> _Directions_:
Keep to the lines between the one holding "What matplotlib code" and the one holding "plt.rcParams['font.family'] = ['Lato', 'DejaVu", inclusive, and write them out exactly.

Source code of charts:
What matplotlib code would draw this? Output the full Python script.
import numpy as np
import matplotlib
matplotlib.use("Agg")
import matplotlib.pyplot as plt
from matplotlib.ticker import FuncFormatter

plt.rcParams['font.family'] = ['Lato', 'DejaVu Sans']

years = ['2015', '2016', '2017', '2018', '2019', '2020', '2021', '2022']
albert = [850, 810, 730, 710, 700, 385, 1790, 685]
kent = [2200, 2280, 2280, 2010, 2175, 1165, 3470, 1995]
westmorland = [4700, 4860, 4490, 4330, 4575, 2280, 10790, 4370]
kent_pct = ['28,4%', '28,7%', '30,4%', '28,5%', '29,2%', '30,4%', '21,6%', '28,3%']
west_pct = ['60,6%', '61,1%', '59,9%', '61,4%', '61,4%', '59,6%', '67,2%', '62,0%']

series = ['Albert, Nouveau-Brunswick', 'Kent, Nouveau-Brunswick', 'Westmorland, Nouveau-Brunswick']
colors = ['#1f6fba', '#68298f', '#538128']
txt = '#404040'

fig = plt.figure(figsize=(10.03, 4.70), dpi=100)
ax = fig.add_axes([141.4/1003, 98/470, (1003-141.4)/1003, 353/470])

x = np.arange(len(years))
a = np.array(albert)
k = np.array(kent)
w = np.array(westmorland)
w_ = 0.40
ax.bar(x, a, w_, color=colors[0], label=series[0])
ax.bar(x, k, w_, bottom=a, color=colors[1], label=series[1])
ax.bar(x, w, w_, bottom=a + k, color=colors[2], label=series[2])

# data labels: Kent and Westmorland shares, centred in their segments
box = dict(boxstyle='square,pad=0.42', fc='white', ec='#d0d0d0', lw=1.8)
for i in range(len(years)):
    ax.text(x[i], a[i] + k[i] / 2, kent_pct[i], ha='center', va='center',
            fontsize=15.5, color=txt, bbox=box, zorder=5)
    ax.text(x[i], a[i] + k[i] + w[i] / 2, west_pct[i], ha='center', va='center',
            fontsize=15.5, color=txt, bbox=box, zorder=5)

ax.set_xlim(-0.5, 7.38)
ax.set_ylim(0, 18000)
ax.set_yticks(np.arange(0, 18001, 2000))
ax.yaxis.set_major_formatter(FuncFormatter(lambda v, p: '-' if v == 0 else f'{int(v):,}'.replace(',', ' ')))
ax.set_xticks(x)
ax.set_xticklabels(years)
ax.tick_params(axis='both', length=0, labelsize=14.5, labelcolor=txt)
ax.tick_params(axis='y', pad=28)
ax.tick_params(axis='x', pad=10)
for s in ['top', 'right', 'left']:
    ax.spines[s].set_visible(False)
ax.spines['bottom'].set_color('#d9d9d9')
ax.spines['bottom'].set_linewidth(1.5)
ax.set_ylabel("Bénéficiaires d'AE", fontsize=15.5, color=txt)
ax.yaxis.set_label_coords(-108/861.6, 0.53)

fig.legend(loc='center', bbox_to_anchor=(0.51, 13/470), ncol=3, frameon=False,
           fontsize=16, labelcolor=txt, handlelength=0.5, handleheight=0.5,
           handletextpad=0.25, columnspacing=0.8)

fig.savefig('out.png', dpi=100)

---

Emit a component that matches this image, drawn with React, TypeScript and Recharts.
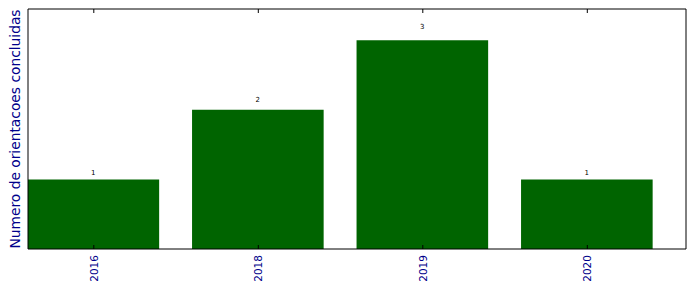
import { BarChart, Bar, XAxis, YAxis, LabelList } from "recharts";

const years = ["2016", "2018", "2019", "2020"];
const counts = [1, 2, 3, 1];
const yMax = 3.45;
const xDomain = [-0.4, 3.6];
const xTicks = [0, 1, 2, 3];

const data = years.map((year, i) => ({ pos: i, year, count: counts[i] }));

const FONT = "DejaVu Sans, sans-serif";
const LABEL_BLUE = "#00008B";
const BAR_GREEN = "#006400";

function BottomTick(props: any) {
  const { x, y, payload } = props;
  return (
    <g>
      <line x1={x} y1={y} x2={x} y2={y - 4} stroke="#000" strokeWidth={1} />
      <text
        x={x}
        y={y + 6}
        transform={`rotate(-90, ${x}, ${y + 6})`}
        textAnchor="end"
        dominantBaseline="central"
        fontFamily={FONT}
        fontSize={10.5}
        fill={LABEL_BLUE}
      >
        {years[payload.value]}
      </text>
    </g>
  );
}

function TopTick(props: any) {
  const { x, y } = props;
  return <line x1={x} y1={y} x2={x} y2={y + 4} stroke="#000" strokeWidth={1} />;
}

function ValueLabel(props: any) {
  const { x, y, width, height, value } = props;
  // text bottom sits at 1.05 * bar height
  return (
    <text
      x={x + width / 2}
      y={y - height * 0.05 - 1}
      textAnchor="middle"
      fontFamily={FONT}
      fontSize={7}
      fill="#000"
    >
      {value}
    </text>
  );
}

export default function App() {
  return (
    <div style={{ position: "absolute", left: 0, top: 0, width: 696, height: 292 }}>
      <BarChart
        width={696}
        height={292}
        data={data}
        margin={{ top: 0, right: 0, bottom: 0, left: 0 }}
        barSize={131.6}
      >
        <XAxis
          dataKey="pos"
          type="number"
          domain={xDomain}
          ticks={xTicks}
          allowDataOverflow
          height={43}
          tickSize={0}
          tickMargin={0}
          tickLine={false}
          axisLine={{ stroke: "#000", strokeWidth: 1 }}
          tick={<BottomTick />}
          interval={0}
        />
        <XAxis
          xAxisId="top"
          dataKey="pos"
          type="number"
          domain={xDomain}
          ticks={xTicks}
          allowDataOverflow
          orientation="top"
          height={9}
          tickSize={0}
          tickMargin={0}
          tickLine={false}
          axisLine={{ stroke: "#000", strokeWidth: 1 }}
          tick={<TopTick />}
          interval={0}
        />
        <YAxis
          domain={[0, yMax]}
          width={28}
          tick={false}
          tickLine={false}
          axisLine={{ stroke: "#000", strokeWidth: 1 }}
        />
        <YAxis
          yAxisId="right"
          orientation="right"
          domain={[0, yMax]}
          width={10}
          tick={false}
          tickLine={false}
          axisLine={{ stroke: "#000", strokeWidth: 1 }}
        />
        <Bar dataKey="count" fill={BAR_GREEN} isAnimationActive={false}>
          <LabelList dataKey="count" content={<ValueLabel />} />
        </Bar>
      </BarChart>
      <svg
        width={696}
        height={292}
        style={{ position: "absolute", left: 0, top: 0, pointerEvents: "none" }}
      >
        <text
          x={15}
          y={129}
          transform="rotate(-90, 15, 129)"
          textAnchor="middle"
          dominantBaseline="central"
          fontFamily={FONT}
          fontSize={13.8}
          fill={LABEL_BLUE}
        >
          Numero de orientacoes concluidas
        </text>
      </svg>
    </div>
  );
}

> _Task output_:
What matplotlib code would draw this? Output the full Python script.
import numpy as np
import matplotlib
matplotlib.use("Agg")
import matplotlib.pyplot as plt
from matplotlib.ticker import FuncFormatter

plt.rcParams['font.family'] = ['Lato', 'DejaVu Sans']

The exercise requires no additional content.